## What the task asks
Give the listing again character for character, but drop the images.

## Supplied information
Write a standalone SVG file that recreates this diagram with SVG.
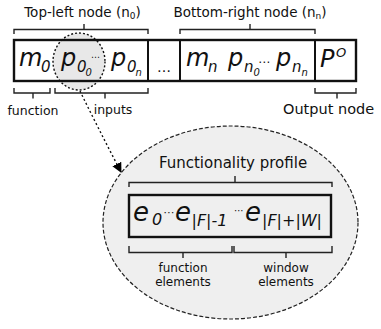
<svg xmlns="http://www.w3.org/2000/svg" width="381" height="329" viewBox="0 0 381 329">
<style>
text{font-family:"DejaVu Sans","Liberation Sans",sans-serif;fill:#111}
.lbl{font-size:13.5px}
.sm{font-size:12.5px}
.el{font-size:12px}
.m{font-style:italic}
.big{font-size:24px}
.sub{font-size:15px}
.ss{font-size:10px}
.br{fill:none;stroke:#222;stroke-width:1.4}
.box{fill:none;stroke:#111;stroke-width:2.4}
</style>
<defs>
<marker id="ah" viewBox="0 0 10 10" refX="9" refY="5" markerWidth="10" markerHeight="10" markerUnits="userSpaceOnUse" orient="auto">
<path d="M0,0 L10,5 L0,10 z" fill="#000"/>
</marker>
</defs>
<rect width="381" height="329" fill="#fff"/>

<g id="profile-ellipse">
<ellipse cx="230.5" cy="222.5" rx="127.5" ry="96.5" fill="#efefef" stroke="#222" stroke-width="1.2" stroke-dasharray="4,2"/>
</g>

<g id="chromosome">
<rect x="14" y="40" width="342" height="41" fill="#fff"/>
<ellipse cx="79" cy="61.5" rx="26" ry="28.5" fill="#e8e8e8" stroke="#111" stroke-width="1.4" stroke-dasharray="2,2"/>
<rect class="box" x="14" y="40" width="342" height="41"/>
<line x1="148" y1="40" x2="148" y2="81" stroke="#111" stroke-width="2"/>
<line x1="180" y1="40" x2="180" y2="81" stroke="#111" stroke-width="2"/>
<line x1="315" y1="40" x2="315" y2="81" stroke="#111" stroke-width="2"/>
</g>

<g id="node-n0">
<text class="m"><tspan class="big" x="19" y="66">m</tspan><tspan class="sub" x="41" y="72">0</tspan><tspan class="big" x="61" y="66">p</tspan><tspan class="sub" x="77" y="72">0</tspan><tspan class="ss" x="85.5" y="76">0</tspan><tspan style="font-size:9px" x="91" y="60">⋯</tspan><tspan class="big" x="111" y="66">p</tspan><tspan class="sub" x="127" y="72">0</tspan><tspan class="ss" x="135.5" y="76">n</tspan></text>
</g>

<g id="ellipsis-nodes">
<text x="157" y="72" style="font-size:14px">…</text>
</g>

<g id="node-nn">
<text class="m"><tspan class="big" x="186" y="66">m</tspan><tspan class="sub" x="208" y="72">n</tspan><tspan class="big" x="228" y="66">p</tspan><tspan class="sub" x="244" y="72">n</tspan><tspan class="ss" x="253.5" y="76">0</tspan><tspan style="font-size:12px" x="258" y="66">⋯</tspan><tspan class="big" x="276" y="66">p</tspan><tspan class="sub" x="292" y="72">n</tspan><tspan class="ss" x="301.5" y="76">n</tspan></text>
</g>

<g id="output-node">
<text class="m"><tspan class="big" x="320" y="67">P</tspan><tspan style="font-size:13px" x="336" y="57">O</tspan></text>
</g>

<g id="top-labels">
<path class="br" d="M14,34 V29.5 H148 V34 M84,29.5 V24"/>
<text class="lbl" x="82.5" y="16.5" text-anchor="middle">Top-left node (n<tspan style="font-size:9px" dy="2.5">0</tspan><tspan dy="-2.5">)</tspan></text>
<path class="br" d="M180,34 V29.5 H315 V34 M250,29.5 V24"/>
<text class="lbl" x="250" y="16.5" text-anchor="middle">Bottom-right node (n<tspan style="font-size:9px" dy="2.5">n</tspan><tspan dy="-2.5">)</tspan></text>
</g>

<g id="bottom-labels">
<path class="br" d="M14,88 V93 H50 V88 M33,93 V98.5"/>
<text class="sm" x="33" y="115" text-anchor="middle">function</text>
<path class="br" d="M55,88 V93 H148 V88 M105,93 V98.5"/>
<text class="sm" x="113" y="114" text-anchor="middle">inputs</text>
<path class="br" d="M315,88 V93 H356 V88 M337,93 V98.5"/>
<text x="283" y="114" style="font-size:14.5px">Output node</text>
</g>

<g id="connectors">
<path d="M80,91 Q99,130 121,172" fill="none" stroke="#111" stroke-width="1.4" stroke-dasharray="2,2.5" marker-end="url(#ah)"/>
</g>

<g id="functionality-profile">
<text x="233" y="168" text-anchor="middle" style="font-size:15px">Functionality profile</text>
<path class="br" d="M129,187 V182.5 H332 V187 M235,182.5 V176"/>
<rect class="box" x="129" y="195" width="202" height="42" fill="#f4f4f4"/>
<text class="m"><tspan style="font-size:26px" x="133" y="221">e</tspan><tspan style="font-size:16px" x="152" y="225">0</tspan><tspan style="font-size:11px" x="163.5" y="216">⋯</tspan><tspan style="font-size:26px" x="175" y="221">e</tspan><tspan style="font-size:16px" x="191.5" y="226">|F|-1</tspan><tspan style="font-size:10px" x="234" y="214">⋯</tspan><tspan style="font-size:26px" x="245" y="221">e</tspan><tspan style="font-size:16px" x="262" y="226">|F|+|W|</tspan></text>
<path class="br" d="M129,246 V252.5 H232 V246 M183,252.5 V258"/>
<path class="br" d="M234,246 V252.5 H332 V246 M286,252.5 V258"/>
<text class="el" text-anchor="middle"><tspan x="183" y="271.5">function</tspan><tspan x="183" y="285.5">elements</tspan></text>
<text class="el" text-anchor="middle"><tspan x="286" y="271.5">window</tspan><tspan x="286" y="285.5">elements</tspan></text>
</g>
</svg>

## The completed task
Write a standalone SVG file that recreates this diagram with SVG.
<svg xmlns="http://www.w3.org/2000/svg" width="381" height="329" viewBox="0 0 381 329">
<style>
text{font-family:"DejaVu Sans","Liberation Sans",sans-serif;fill:#111}
.lbl{font-size:13.5px}
.sm{font-size:12.5px}
.el{font-size:12px}
.m{font-style:italic}
.big{font-size:24px}
.sub{font-size:15px}
.ss{font-size:10px}
.br{fill:none;stroke:#222;stroke-width:1.4}
.box{fill:none;stroke:#111;stroke-width:2.4}
</style>
<defs>
<marker id="ah" viewBox="0 0 10 10" refX="9" refY="5" markerWidth="10" markerHeight="10" markerUnits="userSpaceOnUse" orient="auto">
<path d="M0,0 L10,5 L0,10 z" fill="#000"/>
</marker>
</defs>
<rect width="381" height="329" fill="#fff"/>

<g id="profile-ellipse">
<ellipse cx="230.5" cy="222.5" rx="127.5" ry="96.5" fill="#efefef" stroke="#222" stroke-width="1.2" stroke-dasharray="4,2"/>
</g>

<g id="chromosome">
<rect x="14" y="40" width="342" height="41" fill="#fff"/>
<ellipse cx="79" cy="61.5" rx="26" ry="28.5" fill="#e8e8e8" stroke="#111" stroke-width="1.4" stroke-dasharray="2,2"/>
<rect class="box" x="14" y="40" width="342" height="41"/>
<line x1="148" y1="40" x2="148" y2="81" stroke="#111" stroke-width="2"/>
<line x1="180" y1="40" x2="180" y2="81" stroke="#111" stroke-width="2"/>
<line x1="315" y1="40" x2="315" y2="81" stroke="#111" stroke-width="2"/>
</g>

<g id="node-n0">
<text class="m"><tspan class="big" x="19" y="66">m</tspan><tspan class="sub" x="41" y="72">0</tspan><tspan class="big" x="61" y="66">p</tspan><tspan class="sub" x="77" y="72">0</tspan><tspan class="ss" x="85.5" y="76">0</tspan><tspan style="font-size:9px" x="91" y="60">⋯</tspan><tspan class="big" x="111" y="66">p</tspan><tspan class="sub" x="127" y="72">0</tspan><tspan class="ss" x="135.5" y="76">n</tspan></text>
</g>

<g id="ellipsis-nodes">
<text x="157" y="72" style="font-size:14px">…</text>
</g>

<g id="node-nn">
<text class="m"><tspan class="big" x="186" y="66">m</tspan><tspan class="sub" x="208" y="72">n</tspan><tspan class="big" x="228" y="66">p</tspan><tspan class="sub" x="244" y="72">n</tspan><tspan class="ss" x="253.5" y="76">0</tspan><tspan style="font-size:12px" x="258" y="66">⋯</tspan><tspan class="big" x="276" y="66">p</tspan><tspan class="sub" x="292" y="72">n</tspan><tspan class="ss" x="301.5" y="76">n</tspan></text>
</g>

<g id="output-node">
<text class="m"><tspan class="big" x="320" y="67">P</tspan><tspan style="font-size:13px" x="336" y="57">O</tspan></text>
</g>

<g id="top-labels">
<path class="br" d="M14,34 V29.5 H148 V34 M84,29.5 V24"/>
<text class="lbl" x="82.5" y="16.5" text-anchor="middle">Top-left node (n<tspan style="font-size:9px" dy="2.5">0</tspan><tspan dy="-2.5">)</tspan></text>
<path class="br" d="M180,34 V29.5 H315 V34 M250,29.5 V24"/>
<text class="lbl" x="250" y="16.5" text-anchor="middle">Bottom-right node (n<tspan style="font-size:9px" dy="2.5">n</tspan><tspan dy="-2.5">)</tspan></text>
</g>

<g id="bottom-labels">
<path class="br" d="M14,88 V93 H50 V88 M33,93 V98.5"/>
<text class="sm" x="33" y="115" text-anchor="middle">function</text>
<path class="br" d="M55,88 V93 H148 V88 M105,93 V98.5"/>
<text class="sm" x="113" y="114" text-anchor="middle">inputs</text>
<path class="br" d="M315,88 V93 H356 V88 M337,93 V98.5"/>
<text x="283" y="114" style="font-size:14.5px">Output node</text>
</g>

<g id="connectors">
<path d="M80,91 Q99,130 121,172" fill="none" stroke="#111" stroke-width="1.4" stroke-dasharray="2,2.5" marker-end="url(#ah)"/>
</g>

<g id="functionality-profile">
<text x="233" y="168" text-anchor="middle" style="font-size:15px">Functionality profile</text>
<path class="br" d="M129,187 V182.5 H332 V187 M235,182.5 V176"/>
<rect class="box" x="129" y="195" width="202" height="42" fill="#f4f4f4"/>
<text class="m"><tspan style="font-size:26px" x="133" y="221">e</tspan><tspan style="font-size:16px" x="152" y="225">0</tspan><tspan style="font-size:11px" x="163.5" y="216">⋯</tspan><tspan style="font-size:26px" x="175" y="221">e</tspan><tspan style="font-size:16px" x="191.5" y="226">|F|-1</tspan><tspan style="font-size:10px" x="234" y="214">⋯</tspan><tspan style="font-size:26px" x="245" y="221">e</tspan><tspan style="font-size:16px" x="262" y="226">|F|+|W|</tspan></text>
<path class="br" d="M129,246 V252.5 H232 V246 M183,252.5 V258"/>
<path class="br" d="M234,246 V252.5 H332 V246 M286,252.5 V258"/>
<text class="el" text-anchor="middle"><tspan x="183" y="271.5">function</tspan><tspan x="183" y="285.5">elements</tspan></text>
<text class="el" text-anchor="middle"><tspan x="286" y="271.5">window</tspan><tspan x="286" y="285.5">elements</tspan></text>
</g>
</svg>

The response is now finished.